Two picks investors should consider buying are Centrica (LSE: CNA), and Safestore (LSE: SAFE).

Here’s why!


The owner of British Gas is a mammoth business that supplies over 10m residential and businesses with energy.

Centrica shares look like they’re beginning to gain momentum once more after a sharp drop in September last year. Over a 12-month period, they’re up 14% from 120p at this time last year, to current levels of 137p.

From a bearish view, two issues concern me. Firstly, weaker wholesale gas prices could hurt performance, and potentially returns moving forward. I’ll keep an eye on this.

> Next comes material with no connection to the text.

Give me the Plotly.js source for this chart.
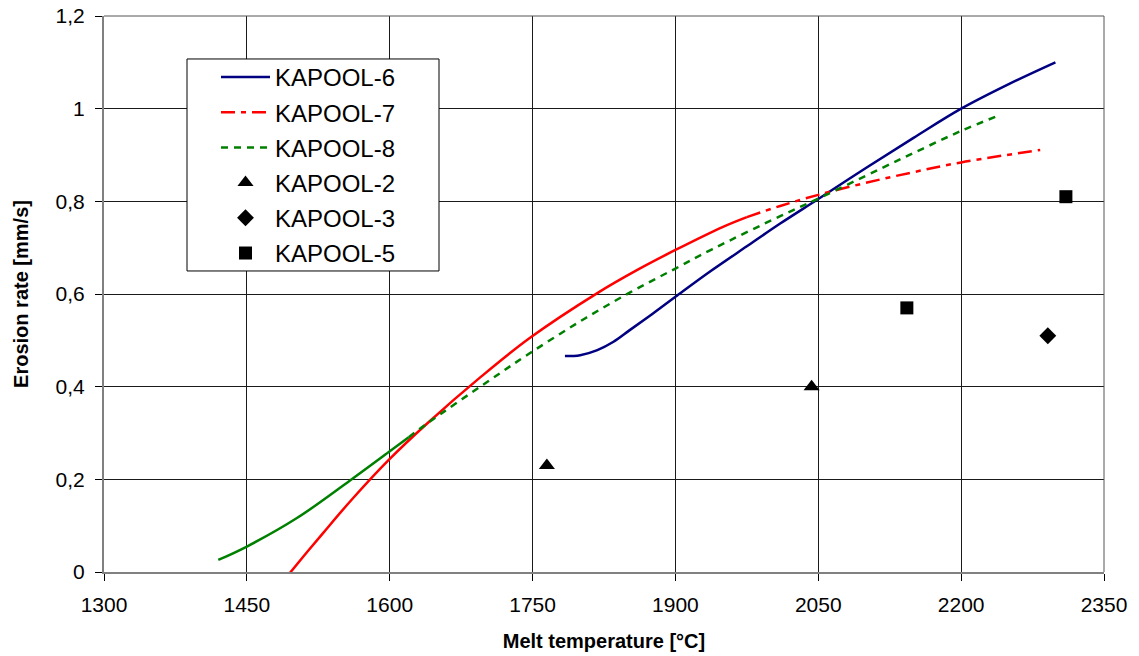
<!DOCTYPE html>
<html>
<head>
<meta charset="utf-8">
<script src="https://cdn.plot.ly/plotly-3.0.1.min.js"></script>
<style>html,body{margin:0;padding:0;background:#fff;}#chart{width:1139px;height:656px;}</style>
</head>
<body>
<div id="chart"></div>
<script>
// KAPOOL-6 (blue curve)
const k6T = [1784, 1800, 1818, 1835, 1852, 1875, 1900, 1936, 1975, 2010, 2050, 2100, 2150, 2200, 2250, 2299];
const k6E = [0.466, 0.468, 0.479, 0.497, 0.522, 0.556, 0.594, 0.648, 0.703, 0.752, 0.805, 0.872, 0.937, 1.000, 1.053, 1.100];
// KAPOOL-7 (red curve)
const k7T = [1492, 1510, 1530, 1560, 1599, 1639, 1695, 1747, 1818, 1860, 1900, 1950, 1975, 2010, 2050, 2100, 2150, 2200, 2283];
const k7E = [-0.01, 0.035, 0.084, 0.156, 0.242, 0.320, 0.420, 0.505, 0.602, 0.652, 0.695, 0.745, 0.766, 0.790, 0.814, 0.840, 0.863, 0.884, 0.911];
// KAPOOL-8 (green curve)
const k8T = [1420, 1450, 1503, 1558, 1599, 1620, 1639, 1705, 1747, 1800, 1852, 1900, 1939, 2010, 2050, 2115, 2160, 2200, 2238];
const k8E = [0.026, 0.055, 0.117, 0.197, 0.259, 0.291, 0.320, 0.414, 0.472, 0.541, 0.603, 0.655, 0.697, 0.768, 0.806, 0.870, 0.914, 0.952, 0.984];
// Experimental points
const k2T = [1765, 2043];
const k2E = [0.23, 0.40];
const k3T = [2291];
const k3E = [0.51];
const k5T = [2143, 2310];
const k5E = [0.57, 0.81];

const xTicks = [1300, 1450, 1600, 1750, 1900, 2050, 2200, 2350];
const yTicks = [0, 0.2, 0.4, 0.6, 0.8, 1.0, 1.2];

// split points where dense Excel curves look solid
const k7Split = k7T.indexOf(1975);
const k8Split = k8T.indexOf(1620);

const lw = 2.5;
const sp = {shape: 'spline', smoothing: 1};
const traces = [
  {x: k6T, y: k6E, name: 'KAPOOL-6', mode: 'lines', legendgroup: 'g6',
   line: Object.assign({color: '#000080', width: lw}, sp)},
  {x: k7T.slice(0, k7Split + 1), y: k7E.slice(0, k7Split + 1), mode: 'lines', showlegend: false, legendgroup: 'g7',
   line: Object.assign({color: '#FF0000', width: lw}, sp), hoverinfo: 'skip'},
  {x: k7T.slice(k7Split), y: k7E.slice(k7Split), name: 'KAPOOL-7', mode: 'lines', legendgroup: 'g7',
   line: Object.assign({color: '#FF0000', width: lw, dash: '14px,6px,5px,6px'}, sp)},
  {x: k8T.slice(0, k8Split + 1), y: k8E.slice(0, k8Split + 1), mode: 'lines', showlegend: false, legendgroup: 'g8',
   line: Object.assign({color: '#008000', width: lw}, sp), hoverinfo: 'skip'},
  {x: k8T.slice(k8Split), y: k8E.slice(k8Split), name: 'KAPOOL-8', mode: 'lines', legendgroup: 'g8',
   line: Object.assign({color: '#008000', width: lw, dash: '7px,6px'}, sp)},
  {x: k2T, y: k2E, name: 'KAPOOL-2', mode: 'markers', legendgroup: 'g2',
   marker: {symbol: 'triangle-up', size: 14, color: '#000'}},
  {x: k3T, y: k3E, name: 'KAPOOL-3', mode: 'markers', legendgroup: 'g3',
   marker: {symbol: 'diamond', size: 13, color: '#000'}},
  {x: k5T, y: k5E, name: 'KAPOOL-5', mode: 'markers', legendgroup: 'g5',
   marker: {symbol: 'square', size: 13, color: '#000'}}
];

const layout = {
  width: 1139, height: 656,
  margin: {l: 104, r: 35, t: 16, b: 84},
  paper_bgcolor: '#fff', plot_bgcolor: '#fff',
  separators: ', ',
  font: {family: '"Liberation Sans", Arial, sans-serif', size: 20, color: '#000'},
  showlegend: true,
  legend: {
    x: 0.112, y: 0.930, xanchor: 'left', yanchor: 'top',
    bgcolor: 'rgba(0,0,0,0)', borderwidth: 0,
    font: {size: 24, color: '#000'},
    traceorder: 'grouped', tracegroupgap: 1, itemwidth: 49
  },
  xaxis: {
    range: [1300, 2350], tickvals: xTicks, ticktext: xTicks.map(String),
    showgrid: true, gridcolor: '#1a1a1a', gridwidth: 1,
    showline: true, linecolor: '#808080', linewidth: 2, mirror: false,
    ticks: 'outside', ticklen: 7, tickcolor: '#000', zeroline: false,
    tickfont: {size: 21}, ticklabelstandoff: 6,
    title: {text: '<b>Melt temperature [°C]</b>', font: {size: 20}, standoff: 19}
  },
  yaxis: {
    range: [0, 1.2], tickvals: yTicks,
    showgrid: true, gridcolor: '#1a1a1a', gridwidth: 1,
    showline: true, linecolor: '#808080', linewidth: 2,
    ticks: 'outside', ticklen: 7, tickcolor: '#000', zeroline: false,
    tickfont: {size: 21}, ticklabelstandoff: 6,
    title: {text: '<b>Erosion rate [mm/s]</b>', font: {size: 20}, standoff: 22}
  },
  shapes: [
    {type: 'line', xref: 'paper', yref: 'paper', x0: 1, x1: 1, y0: 0, y1: 1, line: {color: '#555', width: 1}},
    {type: 'line', xref: 'paper', yref: 'paper', x0: 0, x1: 1, y0: 1, y1: 1, line: {color: '#555', width: 1}},
    // legend frame
    {type: 'rect', xref: 'paper', yref: 'paper', x0: 0.083, x1: 0.335, y0: 0.5414, y1: 0.9227,
     fillcolor: '#fff', line: {color: '#000', width: 1}, layer: 'above'}
  ]
};

Plotly.newPlot('chart', traces, layout, {displayModeBar: false, staticPlot: true});
</script>
</body>
</html>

Next, the transition to renewable energy is an expensive endeavour. This shift could hurt shareholder returns as it takes a bite out of what currently looks like a healthy balance sheet. However, the business has already earmarked money for this upcoming change and looks to be preparing. Preparation is always a good sign for me.

From a bullish view, the shares look dirt-cheap to me right now on a price-to-earnings ratio of just 2! The average P/E ratio across the FTSE 250 index is closer to 12.

Next, the business offers a dividend yield of close to 3%. Furthermore, an ongoing £1bn share buyback scheme sweetens the investment case. However, I do understand that dividends are never guaranteed.

Centrica has the financial strength, brand power, and reach to be a potentially good buy, if you ask me. I’d personally be willing to buy some shares when I next can.


As the largest self-storage provider in the UK, Safestore’s dominant market position and excellent track record are some of the main draws for me personally.

The shares have dropped 14% over a 12-month period from 979p at this time last year, to current levels of 889p.

I reckon a big part of this drop is the current economic pressures. As interest rates are higher, and inflation has been high, rental collection and property values have dropped. This is the biggest ongoing risk for the firm, especially as it is also putting money into an aggressive European expansion plan.

Another risk I’m wary of is a debt-heavy balance sheet. This debt could be harder to pay off during the current high interest environment, and hurt future growth and returns.

Speaking of expansion, Safestore is now the second-largest firm of its type on the continent. This is an exciting development. It’s where I feel Safestore could soar to new heights in the future. The reason for this is because the European storage market is much less developed, offering good growth opportunities.

Next, the shares look great value for money to me on a price-to-earnings ratio of just nine. Plus, a dividend yield of 3.4% is attractive to help build a passive income stream.

Like Centrica, Safestore is another stock I’d personally love to buy when I next can.